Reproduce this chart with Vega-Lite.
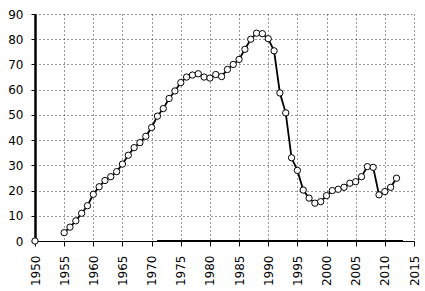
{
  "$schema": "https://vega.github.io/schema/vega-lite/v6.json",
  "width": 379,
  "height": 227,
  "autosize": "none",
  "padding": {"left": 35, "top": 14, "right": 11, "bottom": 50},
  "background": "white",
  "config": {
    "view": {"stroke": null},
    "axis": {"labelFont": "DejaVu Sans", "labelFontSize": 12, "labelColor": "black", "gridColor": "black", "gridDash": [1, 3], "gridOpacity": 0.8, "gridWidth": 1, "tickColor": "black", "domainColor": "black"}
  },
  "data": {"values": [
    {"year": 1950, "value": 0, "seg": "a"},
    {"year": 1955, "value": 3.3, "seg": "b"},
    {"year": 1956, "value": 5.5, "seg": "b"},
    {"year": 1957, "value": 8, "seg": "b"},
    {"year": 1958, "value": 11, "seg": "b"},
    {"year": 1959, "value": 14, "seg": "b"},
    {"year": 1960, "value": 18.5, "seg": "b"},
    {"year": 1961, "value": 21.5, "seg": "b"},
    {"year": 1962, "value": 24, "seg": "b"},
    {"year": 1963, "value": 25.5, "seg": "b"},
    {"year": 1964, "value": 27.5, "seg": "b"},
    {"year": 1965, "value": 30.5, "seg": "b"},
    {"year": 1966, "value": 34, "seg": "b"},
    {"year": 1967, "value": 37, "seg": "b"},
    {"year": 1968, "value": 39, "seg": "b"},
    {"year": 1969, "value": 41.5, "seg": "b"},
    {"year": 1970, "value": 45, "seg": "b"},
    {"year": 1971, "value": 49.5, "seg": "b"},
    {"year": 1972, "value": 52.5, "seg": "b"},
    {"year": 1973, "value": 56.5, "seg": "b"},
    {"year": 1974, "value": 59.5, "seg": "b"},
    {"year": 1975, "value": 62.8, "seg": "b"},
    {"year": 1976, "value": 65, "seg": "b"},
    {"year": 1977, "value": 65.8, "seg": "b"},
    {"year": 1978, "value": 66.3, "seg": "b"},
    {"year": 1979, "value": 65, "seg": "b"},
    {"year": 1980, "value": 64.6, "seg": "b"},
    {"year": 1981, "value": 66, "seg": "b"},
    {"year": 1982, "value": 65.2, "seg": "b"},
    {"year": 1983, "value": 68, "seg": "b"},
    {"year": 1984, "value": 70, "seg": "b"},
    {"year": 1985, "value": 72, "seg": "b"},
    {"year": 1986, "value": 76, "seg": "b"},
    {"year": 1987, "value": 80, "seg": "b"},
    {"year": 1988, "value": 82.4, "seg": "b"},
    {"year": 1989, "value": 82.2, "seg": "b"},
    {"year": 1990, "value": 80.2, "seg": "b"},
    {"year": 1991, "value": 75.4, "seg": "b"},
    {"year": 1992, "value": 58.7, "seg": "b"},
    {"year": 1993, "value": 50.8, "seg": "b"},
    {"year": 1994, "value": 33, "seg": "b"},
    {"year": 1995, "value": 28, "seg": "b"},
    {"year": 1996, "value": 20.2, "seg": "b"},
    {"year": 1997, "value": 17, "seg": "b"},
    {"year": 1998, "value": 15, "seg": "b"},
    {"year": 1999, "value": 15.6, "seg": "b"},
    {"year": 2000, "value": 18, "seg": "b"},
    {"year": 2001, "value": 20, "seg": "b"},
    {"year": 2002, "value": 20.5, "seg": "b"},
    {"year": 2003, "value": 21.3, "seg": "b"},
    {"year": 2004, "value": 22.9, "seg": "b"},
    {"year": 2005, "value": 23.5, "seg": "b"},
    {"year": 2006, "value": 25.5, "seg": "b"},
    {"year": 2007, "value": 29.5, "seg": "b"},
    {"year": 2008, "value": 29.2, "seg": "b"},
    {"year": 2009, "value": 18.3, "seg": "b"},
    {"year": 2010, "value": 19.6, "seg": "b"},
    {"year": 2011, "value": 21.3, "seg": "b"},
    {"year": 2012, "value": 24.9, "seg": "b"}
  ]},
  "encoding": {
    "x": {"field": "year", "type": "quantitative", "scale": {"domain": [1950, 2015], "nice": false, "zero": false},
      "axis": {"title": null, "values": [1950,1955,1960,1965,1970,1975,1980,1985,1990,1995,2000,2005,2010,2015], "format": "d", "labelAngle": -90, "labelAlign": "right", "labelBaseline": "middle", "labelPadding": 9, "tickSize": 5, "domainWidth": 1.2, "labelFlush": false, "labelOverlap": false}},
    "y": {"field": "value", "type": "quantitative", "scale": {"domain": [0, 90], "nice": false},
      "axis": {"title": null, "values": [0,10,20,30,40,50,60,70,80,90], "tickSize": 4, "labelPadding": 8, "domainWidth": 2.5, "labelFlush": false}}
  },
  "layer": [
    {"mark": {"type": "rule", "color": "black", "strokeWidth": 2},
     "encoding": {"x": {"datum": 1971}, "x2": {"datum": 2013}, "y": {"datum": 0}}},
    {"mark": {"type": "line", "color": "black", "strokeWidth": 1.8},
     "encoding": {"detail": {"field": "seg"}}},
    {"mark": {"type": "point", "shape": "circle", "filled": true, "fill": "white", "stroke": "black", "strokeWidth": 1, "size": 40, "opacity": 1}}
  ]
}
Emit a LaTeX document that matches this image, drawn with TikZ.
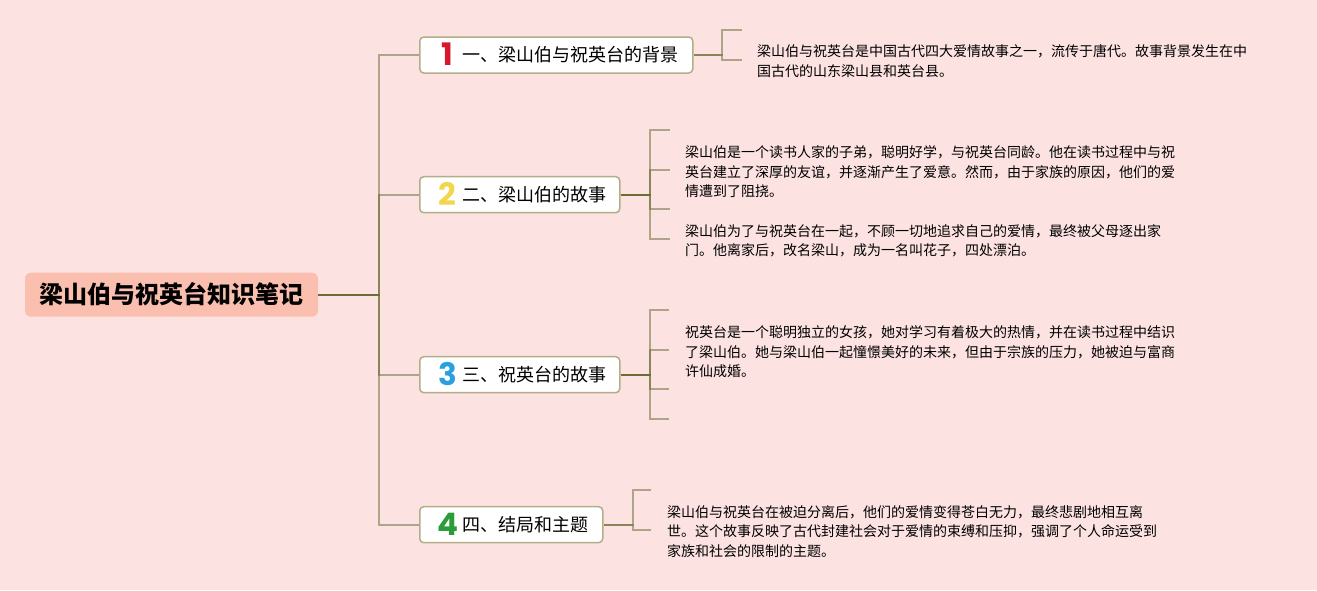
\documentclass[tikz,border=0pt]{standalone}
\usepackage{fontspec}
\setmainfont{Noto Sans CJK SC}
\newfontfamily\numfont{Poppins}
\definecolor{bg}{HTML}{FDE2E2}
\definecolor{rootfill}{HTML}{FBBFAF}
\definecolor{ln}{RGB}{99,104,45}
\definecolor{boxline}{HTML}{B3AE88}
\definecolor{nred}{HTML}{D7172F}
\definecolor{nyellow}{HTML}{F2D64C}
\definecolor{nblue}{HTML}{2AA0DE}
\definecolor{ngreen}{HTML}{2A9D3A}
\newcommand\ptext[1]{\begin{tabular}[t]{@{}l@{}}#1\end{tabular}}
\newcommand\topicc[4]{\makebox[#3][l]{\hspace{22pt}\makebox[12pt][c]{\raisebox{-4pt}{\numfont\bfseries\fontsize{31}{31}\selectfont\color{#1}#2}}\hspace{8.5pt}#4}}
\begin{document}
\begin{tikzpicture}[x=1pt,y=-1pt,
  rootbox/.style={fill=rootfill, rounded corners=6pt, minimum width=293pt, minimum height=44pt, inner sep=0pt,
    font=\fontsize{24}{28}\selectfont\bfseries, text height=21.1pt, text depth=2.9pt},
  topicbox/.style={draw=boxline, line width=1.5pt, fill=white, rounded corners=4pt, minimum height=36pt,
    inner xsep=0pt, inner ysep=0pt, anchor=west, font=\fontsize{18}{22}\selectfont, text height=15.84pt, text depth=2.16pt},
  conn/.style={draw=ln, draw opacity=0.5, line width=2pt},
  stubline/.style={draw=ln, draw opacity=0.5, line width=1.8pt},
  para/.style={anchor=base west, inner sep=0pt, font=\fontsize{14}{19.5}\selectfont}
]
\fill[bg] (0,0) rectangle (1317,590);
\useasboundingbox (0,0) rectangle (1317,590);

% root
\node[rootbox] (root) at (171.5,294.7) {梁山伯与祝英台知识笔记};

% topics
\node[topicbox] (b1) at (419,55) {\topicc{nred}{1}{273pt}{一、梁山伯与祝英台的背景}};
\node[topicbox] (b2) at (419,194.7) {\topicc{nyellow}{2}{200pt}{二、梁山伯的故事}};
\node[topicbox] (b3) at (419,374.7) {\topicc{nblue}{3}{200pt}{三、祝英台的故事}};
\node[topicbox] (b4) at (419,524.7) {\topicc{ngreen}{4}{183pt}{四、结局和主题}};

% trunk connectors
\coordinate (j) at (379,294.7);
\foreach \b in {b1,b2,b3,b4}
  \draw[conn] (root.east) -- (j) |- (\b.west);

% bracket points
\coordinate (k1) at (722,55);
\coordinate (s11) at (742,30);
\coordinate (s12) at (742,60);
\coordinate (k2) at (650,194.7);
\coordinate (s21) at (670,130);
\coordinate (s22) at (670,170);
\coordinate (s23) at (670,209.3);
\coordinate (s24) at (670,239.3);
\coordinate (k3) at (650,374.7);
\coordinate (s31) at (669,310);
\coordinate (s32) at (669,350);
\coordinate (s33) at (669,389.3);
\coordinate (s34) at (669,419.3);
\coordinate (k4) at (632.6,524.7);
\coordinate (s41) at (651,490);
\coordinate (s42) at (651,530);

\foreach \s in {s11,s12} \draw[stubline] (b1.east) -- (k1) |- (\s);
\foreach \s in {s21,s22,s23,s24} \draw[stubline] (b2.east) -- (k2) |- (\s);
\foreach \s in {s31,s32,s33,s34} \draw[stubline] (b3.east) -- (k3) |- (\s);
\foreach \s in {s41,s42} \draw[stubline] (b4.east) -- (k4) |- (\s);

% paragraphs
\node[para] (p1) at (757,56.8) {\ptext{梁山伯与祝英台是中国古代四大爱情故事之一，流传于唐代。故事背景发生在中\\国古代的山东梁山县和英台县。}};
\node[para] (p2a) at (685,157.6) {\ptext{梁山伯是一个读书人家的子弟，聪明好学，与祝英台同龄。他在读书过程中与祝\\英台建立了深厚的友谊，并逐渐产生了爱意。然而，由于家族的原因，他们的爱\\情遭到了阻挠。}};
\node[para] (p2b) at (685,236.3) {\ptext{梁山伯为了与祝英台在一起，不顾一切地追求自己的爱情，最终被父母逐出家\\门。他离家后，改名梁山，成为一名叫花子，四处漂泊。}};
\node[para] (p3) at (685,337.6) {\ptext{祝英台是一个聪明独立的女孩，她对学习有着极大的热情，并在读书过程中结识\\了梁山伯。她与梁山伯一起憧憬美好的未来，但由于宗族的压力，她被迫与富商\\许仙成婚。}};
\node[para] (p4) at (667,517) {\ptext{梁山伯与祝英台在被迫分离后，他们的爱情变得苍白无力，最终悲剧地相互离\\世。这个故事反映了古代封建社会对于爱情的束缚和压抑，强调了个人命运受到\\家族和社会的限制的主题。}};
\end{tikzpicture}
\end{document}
-*-
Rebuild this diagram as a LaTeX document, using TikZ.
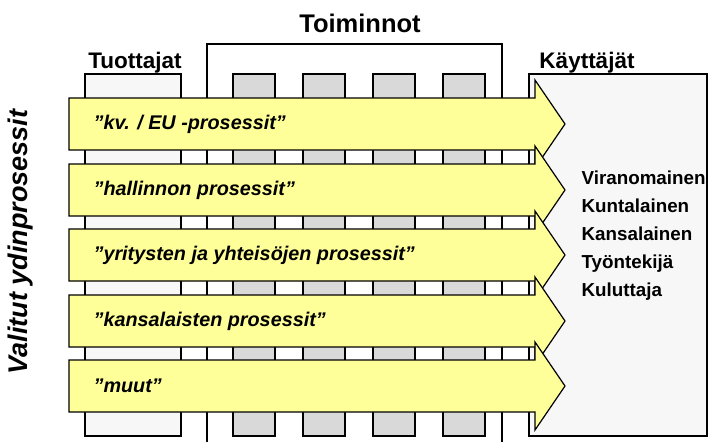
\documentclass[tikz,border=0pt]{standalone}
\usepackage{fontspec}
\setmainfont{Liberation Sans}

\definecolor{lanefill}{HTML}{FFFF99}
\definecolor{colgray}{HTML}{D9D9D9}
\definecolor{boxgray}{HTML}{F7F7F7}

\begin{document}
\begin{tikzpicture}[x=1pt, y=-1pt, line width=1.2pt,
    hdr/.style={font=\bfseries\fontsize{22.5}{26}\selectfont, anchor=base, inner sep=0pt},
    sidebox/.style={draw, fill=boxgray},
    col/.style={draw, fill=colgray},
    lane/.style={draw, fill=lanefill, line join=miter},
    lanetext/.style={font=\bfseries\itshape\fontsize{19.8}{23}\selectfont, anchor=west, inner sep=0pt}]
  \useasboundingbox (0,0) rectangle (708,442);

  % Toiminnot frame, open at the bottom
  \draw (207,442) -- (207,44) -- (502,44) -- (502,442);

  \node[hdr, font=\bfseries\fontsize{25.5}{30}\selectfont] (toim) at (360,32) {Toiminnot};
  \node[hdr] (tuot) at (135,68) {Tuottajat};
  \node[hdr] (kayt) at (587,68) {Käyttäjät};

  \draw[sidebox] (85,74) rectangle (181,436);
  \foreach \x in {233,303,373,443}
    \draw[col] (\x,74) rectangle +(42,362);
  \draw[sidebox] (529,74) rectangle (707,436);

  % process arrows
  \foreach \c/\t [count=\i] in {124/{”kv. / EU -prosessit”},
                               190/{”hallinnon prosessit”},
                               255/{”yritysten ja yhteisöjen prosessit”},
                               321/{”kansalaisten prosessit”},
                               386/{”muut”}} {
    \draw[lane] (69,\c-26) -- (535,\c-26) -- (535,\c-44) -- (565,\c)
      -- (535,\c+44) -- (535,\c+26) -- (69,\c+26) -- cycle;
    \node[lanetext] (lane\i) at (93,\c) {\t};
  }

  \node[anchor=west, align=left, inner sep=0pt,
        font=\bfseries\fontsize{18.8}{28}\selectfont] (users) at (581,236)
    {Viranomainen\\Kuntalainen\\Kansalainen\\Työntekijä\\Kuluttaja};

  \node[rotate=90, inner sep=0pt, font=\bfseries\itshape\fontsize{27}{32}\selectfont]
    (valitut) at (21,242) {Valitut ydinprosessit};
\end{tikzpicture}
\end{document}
-*-
■ Stated task ■
Everything from the line with "Rebuild this diagram" down to the line with "(502,44) -- (502,442);" in the data above should be copied exactly, with both end lines kept and the pictures left out.

■ Exercise output ■
Rebuild this diagram as a LaTeX document, using TikZ.
\documentclass[tikz,border=0pt]{standalone}
\usepackage{fontspec}
\setmainfont{Liberation Sans}

\definecolor{lanefill}{HTML}{FFFF99}
\definecolor{colgray}{HTML}{D9D9D9}
\definecolor{boxgray}{HTML}{F7F7F7}

\begin{document}
\begin{tikzpicture}[x=1pt, y=-1pt, line width=1.2pt,
    hdr/.style={font=\bfseries\fontsize{22.5}{26}\selectfont, anchor=base, inner sep=0pt},
    sidebox/.style={draw, fill=boxgray},
    col/.style={draw, fill=colgray},
    lane/.style={draw, fill=lanefill, line join=miter},
    lanetext/.style={font=\bfseries\itshape\fontsize{19.8}{23}\selectfont, anchor=west, inner sep=0pt}]
  \useasboundingbox (0,0) rectangle (708,442);

  % Toiminnot frame, open at the bottom
  \draw (207,442) -- (207,44) -- (502,44) -- (502,442);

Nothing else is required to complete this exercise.